/TMDB-Box-Office-Prediction

Kaggle competition website: https://www.kaggle.com/c/tmdb-box-office-prediction

Primary LanguagePython

kaggle-TMDB-Box-Office-Prediction

We're going to make you an offer you can't refuse: a Kaggle competition!

In a world… where movies made an estimated $41.7 billion in 2018, the film industry is more popular than ever. But what movies make the most money at the box office? How much does a director matter? Or the budget? For some movies, it's "You had me at 'Hello.'" For others, the trailer falls short of expectations and you think "What we have here is a failure to communicate."

In this competition, you're presented with metadata on over 7,000 past films from The Movie Database to try and predict their overall worldwide box office revenue. Data points provided include cast, crew, plot keywords, budget, posters, release dates, languages, production companies, and countries. You can collect other publicly available data to use in your model predictions, but in the spirit of this competition, use only data that would have been available before a movie's release.

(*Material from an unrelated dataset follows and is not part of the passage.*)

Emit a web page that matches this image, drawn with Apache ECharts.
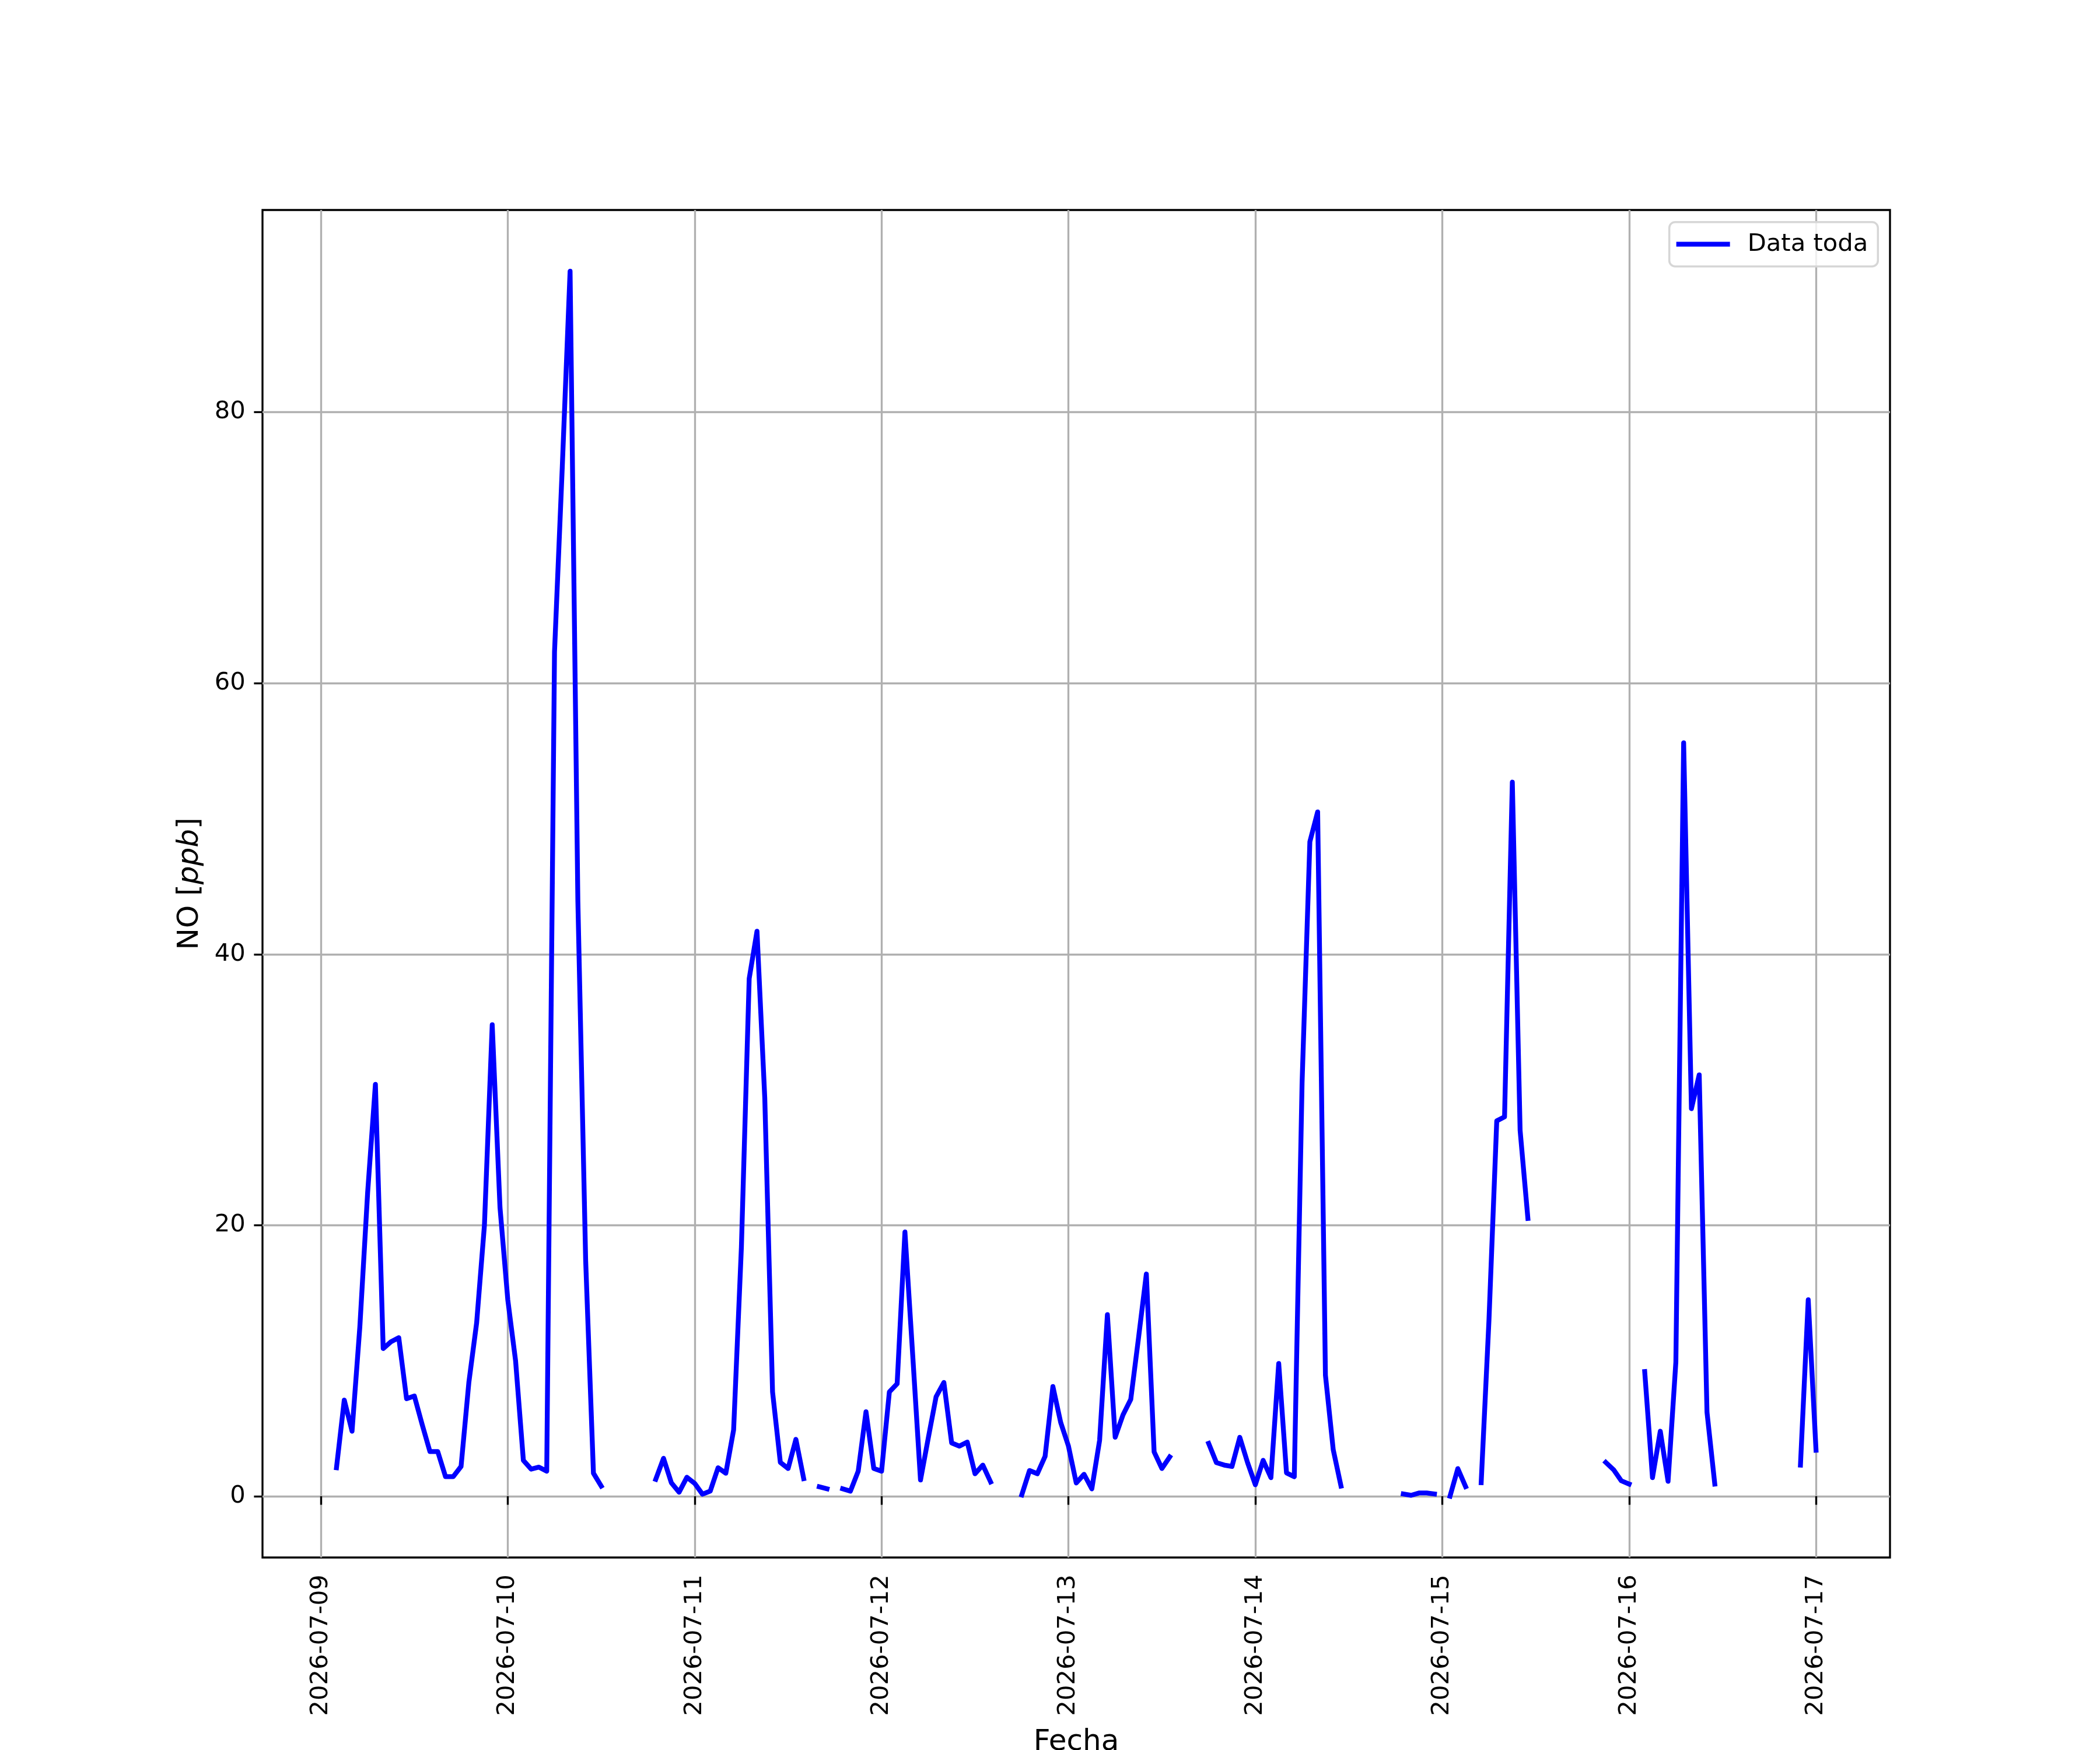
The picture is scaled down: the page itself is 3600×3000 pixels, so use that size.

Join in, "make our day", and then "you've got to ask yourself one question: 'Do I feel lucky?'"

Kaggle competition website: https://www.kaggle.com/c/tmdb-box-office-prediction

How to use

  1. Install python packages.
pip install -r requirements.txt
  1. Download data
kaggle competitions download -c tmdb-box-office-prediction
  1. Run code
  • You can open tmdb_a.py or tmdb_b.py with Atom, and installed Hydrogen, to run code line by line like a jupter notebook.

Conclusion

tmdb_a.py did data analysis, heavy feature engineerging, tried out multiple machine learning models, and get rid of some training data that did not have "budget" number.

tmdb_b.py did little feature engineering, the feature dimension is high with lots of one-hot encoding features. It performs better than tmdb_a.py.

Both of them obtained the best RMSE with XGBoost (a GBDT algorithm).